Son influence est autant pédagogique qu’artistique. Il forme, accompagne, conseille, exige. De nombreux acteurs, metteurs en scène et auteurs reconnaissent en lui un repère intellectuel, une figure de référence, parfois exigeante jusqu’à l’austérité, mais toujours animée par une fidélité absolue au théâtre comme art majeur.
Une éthique de l’artiste
Parler de Nabil Al-Azann, c’est évoquer une éthique. Fidélité au texte, qu’il considère comme une matière vivante et non comme un prétexte. Fidélité aux acteurs, qu’il traite comme des partenaires de pensée et non comme de simples exécutants. Fidélité au public, envisagé comme une intelligence collective capable de complexité et de nuance.

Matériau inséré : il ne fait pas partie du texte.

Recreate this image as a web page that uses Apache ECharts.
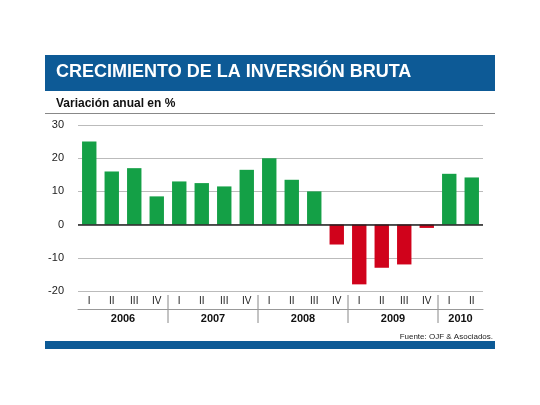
<!DOCTYPE html>
<html>
<head>
<meta charset="utf-8">
<script src="https://cdn.jsdelivr.net/npm/echarts@6/dist/echarts.min.js"></script>
<style>body{margin:0;background:#fff}#chart{width:540px;height:405px}</style>
</head>
<body>
<div id="chart"></div>
<script>
// quarters and yearly variation of gross investment
const quarters = ['I','II','III','IV','I','II','III','IV','I','II','III','IV','I','II','III','IV','I','II'];
const values = [25, 16, 17, 8.5, 13, 12.5, 11.5, 16.5, 20, 13.5, 10, -6, -18, -13, -12, -1, 15.3, 14.2];
const years = ['2006', '2007', '2008', '2009', '2010'];
const yearCenters = [2, 6, 10, 14, 17];
const yearBounds = [4, 8, 12, 16];
const yTicks = [-20, -10, 0, 10, 20, 30];

const chart = echarts.init(document.getElementById('chart'));
const font = 'Liberation Sans Narrow, Arial Narrow, Liberation Sans, sans-serif';

chart.setOption({
  animation: false,
  grid: { left: 78, right: 57, top: 125, bottom: 114 },
  xAxis: [{
    type: 'category', data: quarters,
    axisLine: { show: false }, axisTick: { show: false },
    axisLabel: { color: '#222', fontFamily: font, fontSize: 10, margin: 5 }
  }, {
    type: 'value', min: 0, max: 18, interval: 1, position: 'bottom', offset: 18,
    axisLine: { show: true, lineStyle: { color: '#999' } },
    axisTick: { show: false }, splitLine: { show: false },
    axisLabel: {
      color: '#111', fontFamily: font, fontWeight: 'bold', fontSize: 11, margin: 4,
      formatter: v => { const i = yearCenters.indexOf(v); return i >= 0 ? years[i] : ''; }
    }
  }],
  yAxis: {
    type: 'value', min: yTicks[0], max: yTicks[yTicks.length - 1], interval: 10,
    axisLine: { show: false }, axisTick: { show: false },
    axisLabel: { color: '#222', fontFamily: font, fontSize: 11, margin: 14 },
    splitLine: { lineStyle: { color: '#bbb' } }
  },
  series: [{
    type: 'bar', data: values, barWidth: '64%',
    itemStyle: { color: p => p.value >= 0 ? '#14a046' : '#d0021b' },
    markLine: {
      symbol: 'none', silent: true, label: { show: false },
      lineStyle: { color: '#222', width: 1.5, type: 'solid' },
      data: [{ yAxis: 0 }]
    }
  }],
  graphic: [
    { type: 'rect', shape: { x: 45, y: 55, width: 450, height: 36 }, style: { fill: '#0d5a96' } },
    { type: 'text', left: 56, top: 63, style: { text: 'CRECIMIENTO DE LA INVERSIÓN BRUTA', fill: '#fff', font: 'bold 18px ' + font } },
    { type: 'text', left: 56, top: 98, style: { text: 'Variación anual en %', fill: '#111', font: 'bold 12px ' + font } },
    { type: 'rect', shape: { x: 45, y: 113, width: 450, height: 1 }, style: { fill: '#888' } },
    { type: 'text', right: 47, top: 333, style: { text: 'Fuente: OJF & Asociados.', fill: '#222', font: '8px ' + font } },
    { type: 'rect', shape: { x: 45, y: 341, width: 450, height: 8 }, style: { fill: '#0d5a96' } }
  ]
});

// year separators at group boundaries
const seps = yearBounds.map(b => {
  const x = chart.convertToPixel({ xAxisIndex: 1 }, b);
  return { type: 'line', shape: { x1: x, y1: 295, x2: x, y2: 323 }, style: { stroke: '#888', lineWidth: 1 } };
});
const opt = chart.getOption();
chart.setOption({ graphic: opt.graphic[0].elements.concat(seps) }, { replaceMerge: ['graphic'] });
</script>
</body>
</html>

Cette éthique explique en grande partie la portée durable de son héritage. Al-Azann n’a jamais cherché la reconnaissance immédiate ni la séduction facile. Il a préféré inscrire son travail dans le temps long, convaincu que le théâtre véritable agit en profondeur, souvent silencieusement.
Un héritage vivant
La disparition de Nabil Al-Azann laisse un vide réel dans le paysage théâtral libanais et international. Mais son œuvre continue d’agir, à travers les pratiques qu’il a influencées, les artistes qu’il a formés, et les textes qu’il a portés avec rigueur et intelligence.
Son legs ne se résume pas à un répertoire. Il réside dans une méthode, une exigence, une manière d’envisager la scène comme un lieu de responsabilité intellectuelle et morale. À une époque dominée par la vitesse, la visibilité et l’émotion immédiate, son théâtre rappelle la nécessité de la lenteur, de la profondeur et du doute.
Une fidélité à l’essentiel
Rendre hommage à Nabil Al-Azann aujourd’hui, ce n’est pas seulement saluer un parcours. C’est réaffirmer une certaine idée du théâtre : un art de la pensée, de la transmission et de la mémoire critique. Un art qui refuse la facilité et revendique la complexité.
Nabil Al-Azann demeure ainsi l’une de ces figures essentielles dont l’influence dépasse leur présence. Un homme de théâtre au sens plein. Un passeur entre les cultures. Un intellectuel de la scène. Et une conscience artistique dont l’écho continue d’éclairer le théâtre libanais et international.